On the surface, Adult World is a cute, conventional coming-of-age story about a young woman with highbrow creative ambitions who learns about life and love after taking a job at an adult-video store. An electric current thrums beneath that tame façade, however, embodied in two of the most arrestingly unhinged performances—given the context—in recent memory. At times, both Emma Roberts and John Cusack appear to be actively trying to subvert the movie’s intentions, as if they could transform it into something closer to The King Of Comedy by sheer force of will. In the end, banality triumphs, but watching them give it their best shot, most likely with the support of director Scott Coffey (Ellie Parker), is a gas.
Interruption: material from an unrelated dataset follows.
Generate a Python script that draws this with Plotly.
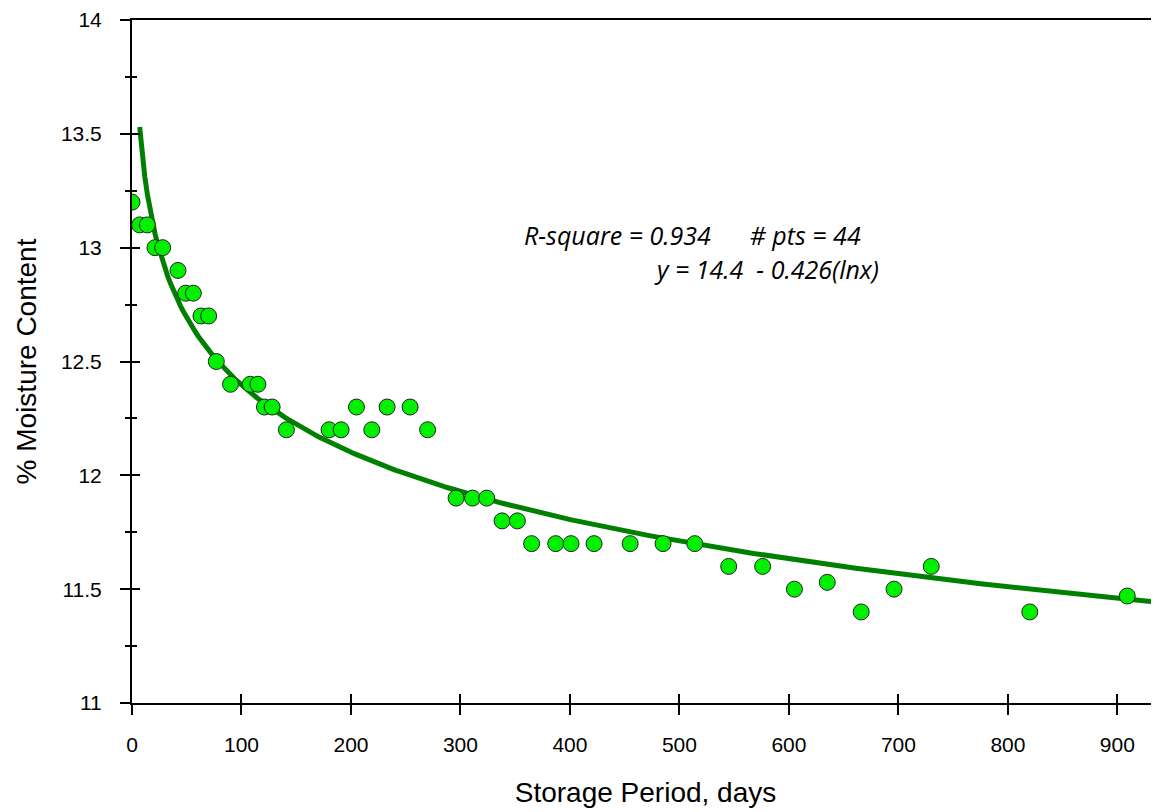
import numpy as np
import plotly.graph_objects as go

# storage period (days) and measured moisture content (%)
days = [0, 7, 14, 21, 28, 42, 49, 56, 63, 70, 77, 90, 108, 115, 121, 128, 141,
        180, 191, 205, 219, 233, 254, 270, 296, 311, 324, 338, 352, 365, 387,
        401, 422, 455, 485, 514, 545, 576, 605, 635, 666, 696, 730, 820, 909]
moisture = [13.2, 13.1, 13.1, 13.0, 13.0, 12.9, 12.8, 12.8, 12.7, 12.7, 12.5,
            12.4, 12.4, 12.4, 12.3, 12.3, 12.2, 12.2, 12.2, 12.3, 12.2, 12.3,
            12.3, 12.2, 11.9, 11.9, 11.9, 11.8, 11.8, 11.7, 11.7, 11.7, 11.7,
            11.7, 11.7, 11.7, 11.6, 11.6, 11.5, 11.53, 11.4, 11.5, 11.6, 11.4,
            11.47]

x_ticks = [0, 100, 200, 300, 400, 500, 600, 700, 800, 900]
y_ticks = [11, 11.5, 12, 12.5, 13, 13.5, 14]
y_labels = ["11", "11.5", "12", "12.5", "13", "13.5", "14"]
y_minor = [11.25, 11.75, 12.25, 12.75, 13.25, 13.75]

X_MAX = 938

# log fit y = a + b*ln(x), points with x > 0
d = np.array(days, dtype=float)
m = np.array(moisture, dtype=float)
pos = d > 0
b, a = np.polyfit(np.log(d[pos]), m[pos], 1)
xf = np.linspace(d[pos].min(), X_MAX, 400)
yf = a + b * np.log(xf)

fig = go.Figure()

fig.add_trace(go.Scatter(
    x=xf, y=yf, mode="lines",
    line=dict(color="#008000", width=5),
    hoverinfo="skip", showlegend=False))

fig.add_trace(go.Scatter(
    x=days, y=moisture, mode="markers",
    marker=dict(size=16, color="#00F000", line=dict(color="#222222", width=1)),
    showlegend=False))

# empty trace so the overlay axes (inner half of the crossing ticks) exist
fig.add_trace(go.Scatter(x=[], y=[], xaxis="x2", yaxis="y2", showlegend=False))

# page body has an 8px margin, so the figure is a little smaller than the window
fig.update_layout(
    width=1151, height=804,
    margin=dict(l=124, r=0, t=12, b=109),
    paper_bgcolor="white", plot_bgcolor="white",
    font=dict(family="Liberation Sans, Arial, sans-serif", color="black"),
    xaxis=dict(
        range=[0, X_MAX], tickvals=x_ticks, ticks="outside", ticklen=10,
        tickwidth=2, tickcolor="black", showline=True, linewidth=2,
        linecolor="black", mirror=True, showgrid=False, zeroline=False,
        tickfont=dict(size=21), ticklabelstandoff=12, automargin=False,
        ticklabeloverflow="allow",
        title=dict(text="Storage Period, days", font=dict(size=28), standoff=27),
    ),
    yaxis=dict(
        range=[11, 14], tickvals=y_ticks, ticktext=y_labels,
        ticks="outside", ticklen=10, tickwidth=2, tickcolor="black",
        showline=True, linewidth=2, linecolor="black", showgrid=False,
        zeroline=False, tickfont=dict(size=21), ticklabelstandoff=14,
        automargin=False, ticklabeloverflow="allow",
        minor=dict(tickvals=y_minor, ticks="outside", ticklen=5, tickwidth=2,
                   tickcolor="black"),
        title=dict(text="% Moisture Content", font=dict(size=28), standoff=16),
    ),
    xaxis2=dict(
        overlaying="x", anchor="y2", range=[0, X_MAX], tickvals=x_ticks,
        ticks="inside", ticklen=9, tickwidth=2, tickcolor="black",
        showticklabels=False, showgrid=False, zeroline=False, showline=False,
        automargin=False,
    ),
    yaxis2=dict(
        overlaying="y", anchor="x2", range=[11, 14], tickvals=y_ticks,
        ticks="inside", ticklen=8, tickwidth=2, tickcolor="black",
        showticklabels=False, showgrid=False, zeroline=False, showline=False,
        automargin=False,
        minor=dict(tickvals=y_minor, ticks="inside", ticklen=5, tickwidth=2,
                   tickcolor="black"),
    ),
)

ann_font = dict(family="Open Sans, Lato, sans-serif", size=25, color="black")
fig.add_annotation(
    x=356, y=13.055, xref="x", yref="y", xanchor="left", yanchor="middle",
    text="<i>R-square = 0.934      # pts = 44</i>", showarrow=False, font=ann_font)
fig.add_annotation(
    x=475, y=12.905, xref="x", yref="y", xanchor="left", yanchor="middle",
    text="<i>y = 14.4  - 0.426(lnx)</i>", showarrow=False, font=ann_font)

fig.write_html("out.html")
One of the movie’s charms is its stubborn insistence that anachronisms like aspiring poets and brick-and-mortar adult-video stores still exist. (A self-conscious line of dialogue about porn allegedly unavailable online strives to justify the latter.) Amy (Roberts), a recent college graduate, has exhausted her parents’ bank account and patience submitting her poems to various journals and reviews, most of which charge a reading fee. Forced to get a part-time job, she spots a “help wanted” sign in a shop window and heads in to apply before she realizes the store is called Adult World. Working there, Amy gradually learns that perverts are people, too, and also develops an increasingly flirtatious relationship with shyly sweet Alex (Evan Peters), one of the other clerks. But these life lessons are impeded by her obsession with the once-famous poet Rat Billings (Cusack), who becomes Amy’s extremely reluctant, semi-hostile mentor.
Every scene featuring Amy and Rat together is a giddy marvel of kinetic energy, with Roberts and Cusack seemingly in competition to determine which of them can make their character more unsympathetic. Cusack plays Rat as a sullen curmudgeon who resents any reminder of the passion he once felt for poetry; many of his lines appear to have been at least semi-improvised, and he treats Amy the way celebrities must secretly want to treat their most pushy, annoying fans. Roberts, heretofore best known for her famous relatives (dad Eric, aunt Julia) and for being adorable on Nickelodeon, matches him move for move, transforming Amy into a hyperactive sycophant without an ounce of self-awareness. A scene in which Amy attempts to seduce Rat reaches magnificent heights of queasy comedy (“What, do you think I’m ugly or something?” “No, no. I think you’re psychotic”), all while remaining fundamentally truthful to the likely dynamic between a deeply confused young woman and a burned-out, middle-aged writer.
Coffey began his career as an actor—he's worked repeatedly with David Lynch, most notably as one of the humanoid rabbits in Inland Empire—and it’s a safe bet that he encouraged Roberts’ and Cusack’s freewheeling recklessness. Alas, the rest of Adult World, which was written by Andy Cochran, isn’t nearly so memorable. Amy’s adventures at the porn shop lack the sense of genuine discomfort they require to serve as a useful counterpoint to her creative delusions, and Alex, her new paramour, is so gosh-darn nice that he verges on dull. Considerable screen time is squandered on a transvestite (Armando Riesco) whose sole function is to keep Amy’s spirits up—a sorry cliché of a role that really needs to be permanently retired. Nor does the film remotely earn its improbably happy ending. Still, there’s so much vivid, irrepressible life shoving through the narrative’s seams that its structural defects can be forgiven, or at least largely ignored. Think of it like porn: If the sex scenes are hot, the rest doesn’t much matter.